The world where Blackout and All Clear take place was first created in 1982's novella Fire Watch (thank Zeus it's hanging out online, as my copy of the eponymous collection is languishing somewhere at my folks')--the protagonist of which makes a fleeting cameo in All Clear. In between were Doomsday Book (1992--heartbreaking, and singlehandedly responsible for my thenceforth interest in the Black Death) and To Say Nothing of the Dog (1997--one of the funniest novels ever written, and the source of my family's youngest cat's name, Princess Arjumand, Juju for short). It's set it (what is now much nearer than originally) near-future Oxford, wherein the avuncular Mr. Dunworthy presides over the time-travelling history department. A lovely conceit--that this technology would end up being used primarily for historical research! There is, of course, an element of holodeckiness to it, in that we only ever experience the drops that somehow go wrong. This time, Willis returns to the Blitz, where it started for her 28 years ago: three students are sent back to observe various parts of the British WWII experience--Merope (as Eileen O'Reilly) with evacuee children in the country, Michael (as the incongruously American Mike Davis) at the evacuation of the British Army from Dunkirk, and Polly (whose name conveniently works for centuries) as a shopgirl during the opening months of the Blitz. When they individually discover they can't get home, they end up banding together in 1940 London, trying to figure out why they're stranded, whether they can affect events that should have already happened, and whether time travel--and hence the future--is doomed after all.
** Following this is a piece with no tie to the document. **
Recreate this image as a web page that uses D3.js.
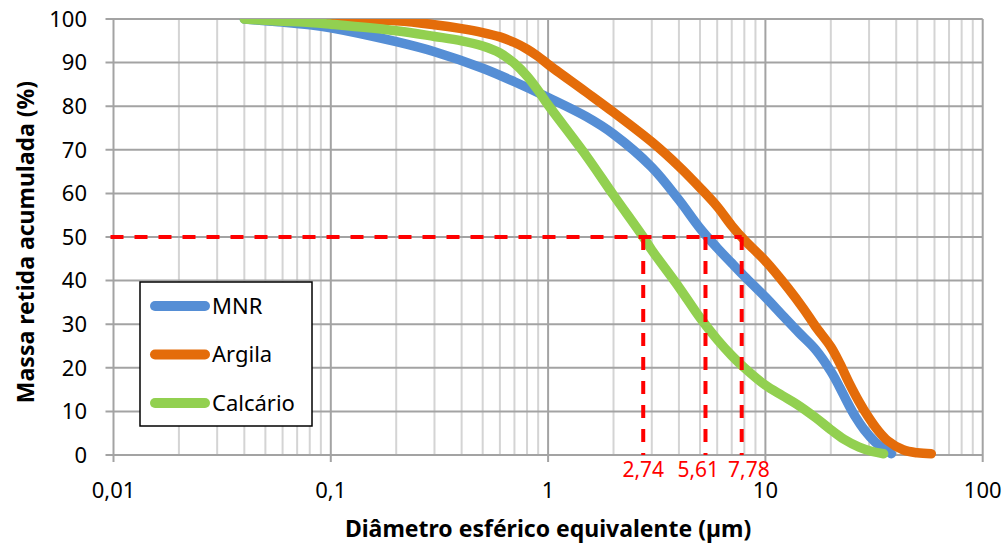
<!DOCTYPE html>
<html>
<head>
<meta charset="utf-8">
<script src="https://cdn.jsdelivr.net/npm/d3@7"></script>
<style>
  body { margin: 0; background: #fff; }
  text { font-family: "Noto Sans", sans-serif; fill: #000; }
</style>
</head>
<body>
<script>
// particle size curves (diameter in µm, cumulative retained mass in %)
const mnrDiam = [0.04, 0.05, 0.06, 0.08, 0.1, 0.2, 0.3, 0.5, 0.7, 1, 1.5, 2, 3, 4, 5, 6, 7, 8, 10, 12, 14.3, 17, 20, 22, 24, 26, 28.5, 32, 35, 38];
const mnrMass = [100, 99.6, 99.3, 98.7, 98, 94.8, 92.5, 88.7, 85.6, 82, 77.6, 73.6, 66, 58.5, 52, 47.5, 44, 41, 36.2, 32, 28, 24.2, 19.2, 15.5, 11.8, 8.7, 5.8, 3, 1.5, 0.3];

const argilaDiam = [0.08, 0.1, 0.2, 0.3, 0.4, 0.5, 0.6, 0.7, 0.8, 0.9, 1, 1.5, 2, 3, 4, 5, 6, 7, 8, 10, 12.7, 15, 17, 20, 22, 24.3, 27, 29.7, 33, 36.5, 43, 50, 58];
const argilaMass = [100, 100, 99.6, 98.7, 97.8, 96.9, 95.9, 94.6, 93.1, 91.4, 89.6, 83.2, 78.6, 71.8, 66.2, 61.3, 57, 52.6, 49.3, 44.5, 38.3, 33.5, 29.5, 24.8, 21, 16.5, 12.2, 8.8, 5.6, 3.3, 1.2, 0.5, 0.3];

const calcarioDiam = [0.04, 0.05, 0.06, 0.08, 0.1, 0.2, 0.3, 0.4, 0.5, 0.6, 0.7, 0.8, 0.9, 1, 1.5, 2, 2.74, 3, 4, 5, 6, 7, 8, 10, 12, 14, 17, 20, 23, 27, 31, 35];
const calcarioMass = [100, 99.7, 99.5, 99.2, 98.8, 97.3, 96, 95, 93.8, 92.2, 89.8, 86.9, 83.6, 80.3, 68.6, 59.6, 50, 47, 38.5, 31.5, 26.5, 22.8, 20, 16, 13.6, 11.6, 8.6, 5.8, 3.6, 1.8, 0.8, 0.3];

const seriesNames = ["MNR", "Argila", "Calcário"];
const seriesColors = ["#558ED5", "#E46C0A", "#92D050"];

const xTicks = [0.01, 0.1, 1, 10, 100];
const yTicks = [0, 10, 20, 30, 40, 50, 60, 70, 80, 90, 100];

// D50 markers: where the dashed lines sit on the chart, and their labels
const d50Diam = [2.74, 5.3, 7.78];
const d50Labels = ["2,74", "5,61", "7,78"];
const refMass = 50;

function main() {
  const svgWidth = 1006, svgHeight = 545;
  const left = 113.5, right = 982.7, top = 19, bottom = 455;

  const svg = d3.select("body").append("svg")
    .attr("width", svgWidth)
    .attr("height", svgHeight);

  const x = d3.scaleLog().domain([0.01, 100]).range([left, right]);
  const y = d3.scaleLinear().domain([0, 100]).range([bottom, top]);

  const pt = d3.formatLocale({ decimal: ",", thousands: ".", grouping: [3], currency: ["", ""] });
  const fmt = pt.format("~g");

  // minor vertical gridlines
  const minors = [];
  for (let k = -2; k < 2; k++) for (let m = 2; m <= 9; m++) minors.push(m * Math.pow(10, k));
  svg.append("g").selectAll("line").data(minors).enter().append("line")
    .attr("x1", d => x(d)).attr("x2", d => x(d))
    .attr("y1", top).attr("y2", bottom)
    .attr("stroke", "#d4d4d4").attr("stroke-width", 2);

  // horizontal gridlines (with left tick stubs)
  svg.append("g").selectAll("line").data(yTicks).enter().append("line")
    .attr("x1", left - 8).attr("x2", right)
    .attr("y1", d => y(d)).attr("y2", d => y(d))
    .attr("stroke", "#a3a3a3").attr("stroke-width", 2);

  // major vertical gridlines (with bottom tick stubs)
  svg.append("g").selectAll("line").data(xTicks).enter().append("line")
    .attr("x1", d => x(d)).attr("x2", d => x(d))
    .attr("y1", top).attr("y2", bottom + 7)
    .attr("stroke", "#a3a3a3").attr("stroke-width", 2);

  // tick labels
  svg.append("g").selectAll("text").data(yTicks).enter().append("text")
    .attr("x", 87).attr("y", d => y(d)).attr("dy", "0.35em")
    .attr("text-anchor", "end").attr("font-size", 22)
    .text(d => d);

  svg.append("g").selectAll("text").data(xTicks).enter().append("text")
    .attr("x", d => x(d)).attr("y", 498)
    .attr("text-anchor", "middle").attr("font-size", 22)
    .text(d => fmt(d));

  // axis titles
  svg.append("text")
    .attr("x", x(1)).attr("y", 537)
    .attr("text-anchor", "middle").attr("font-size", 23).attr("font-weight", "bold")
    .text("Diâmetro esférico equivalente (µm)");

  svg.append("text")
    .attr("transform", "translate(34," + ((top + bottom) / 2 + 5) + ") rotate(-90)")
    .attr("text-anchor", "middle").attr("font-size", 23).attr("font-weight", "bold")
    .text("Massa retida acumulada (%)");

  // curves
  svg.append("clipPath").attr("id", "plotClip")
    .append("rect").attr("x", left - 20).attr("y", top)
    .attr("width", right - left + 40).attr("height", bottom - top + 20);

  const series = [
    { name: seriesNames[0], color: seriesColors[0], pts: d3.zip(mnrDiam, mnrMass) },
    { name: seriesNames[1], color: seriesColors[1], pts: d3.zip(argilaDiam, argilaMass) },
    { name: seriesNames[2], color: seriesColors[2], pts: d3.zip(calcarioDiam, calcarioMass) }
  ];

  const line = d3.line()
    .x(d => x(d[0]))
    .y(d => y(d[1]))
    .curve(d3.curveCatmullRom.alpha(0.5));

  svg.append("g").attr("clip-path", "url(#plotClip)")
    .selectAll("path").data(series).enter().append("path")
    .attr("d", d => line(d.pts))
    .attr("fill", "none")
    .attr("stroke", d => d.color)
    .attr("stroke-width", 9.5)
    .attr("stroke-linecap", "round")
    .attr("stroke-linejoin", "round");

  // red dashed D50 guides
  const red = "#ff0000";
  const guides = svg.append("g")
    .attr("stroke", red).attr("stroke-width", 4).attr("stroke-dasharray", "13,11");
  guides.append("line")
    .attr("x1", left - 3).attr("x2", x(d3.max(d50Diam)))
    .attr("y1", y(refMass)).attr("y2", y(refMass));
  guides.selectAll("line.v").data(d50Diam).enter().append("line")
    .attr("class", "v")
    .attr("x1", d => x(d)).attr("x2", d => x(d))
    .attr("y1", y(refMass)).attr("y2", y(0));

  const labels = svg.append("g").selectAll("text").data(d50Labels).enter().append("text")
    .attr("y", 477).attr("text-anchor", "middle").attr("font-size", 21)
    .style("fill", red)
    .text(d => d);

  // push labels apart so they don't overlap
  const pos = d50Diam.map(d => x(d));
  const widths = labels.nodes().map(n => n.getComputedTextLength());
  for (let it = 0; it < 50; it++) {
    for (let i = 1; i < pos.length; i++) {
      const need = (widths[i - 1] + widths[i]) / 2 + 9;
      const gap = pos[i] - pos[i - 1];
      if (gap < need) {
        const s = (need - gap) / 2;
        pos[i - 1] -= s;
        pos[i] += s;
      }
    }
  }
  labels.attr("x", (d, i) => pos[i]);

  // legend
  const lg = svg.append("g").attr("transform", "translate(140,282)");
  lg.append("rect")
    .attr("width", 172).attr("height", 144)
    .attr("fill", "#fff").attr("stroke", "#000").attr("stroke-width", 1.5);
  const item = lg.selectAll("g").data(series).enter().append("g")
    .attr("transform", (d, i) => "translate(0," + (24 + i * 48.5) + ")");
  item.append("line")
    .attr("x1", 15).attr("x2", 65)
    .attr("stroke", d => d.color).attr("stroke-width", 10)
    .attr("stroke-linecap", "round");
  item.append("text")
    .attr("x", 72).attr("dy", "0.35em").attr("font-size", 22)
    .text(d => d.name);
}

main();
</script>
</body>
</html>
There's my blurb. Here's why I love her: the effortlessness. The (as I once wrote) "best comic incidental characters this side of Jane Austen." The incredible intricacy of her plots--this one in particular weaves several individual narratives and points of view into not even a knot but a braid, if you follow--and parcels out information over 1100 pages total yet manages to surprise even on the last few pages. She makes me laugh out loud, and she makes me cry. She has as fierce and wide-ranging an imagination as China Mieville, but more, if you'll forgive a phrase frowned upon in contemporary criticism, heart--while my friend Noah actually dislikes her because, as he says, "when you find out what's really happening, it's always optimistic*," I feel like this is a point of view sorely lacking in modern fiction of any type. And it's not like she doesn't earn her happy endings: there is suffering and despair and sacrifice. Or, to put it in terms of the 2010 novels, before V-E Day, there are six years of rationing, air raids, and loss. Darkness before dawn.
And the weirdest thing is? Most literary-readin' folks I talk to haven't even heard of her. Go forth and remedy!!
*with the extremely notable exception of Doomsday Book. Boy howdy.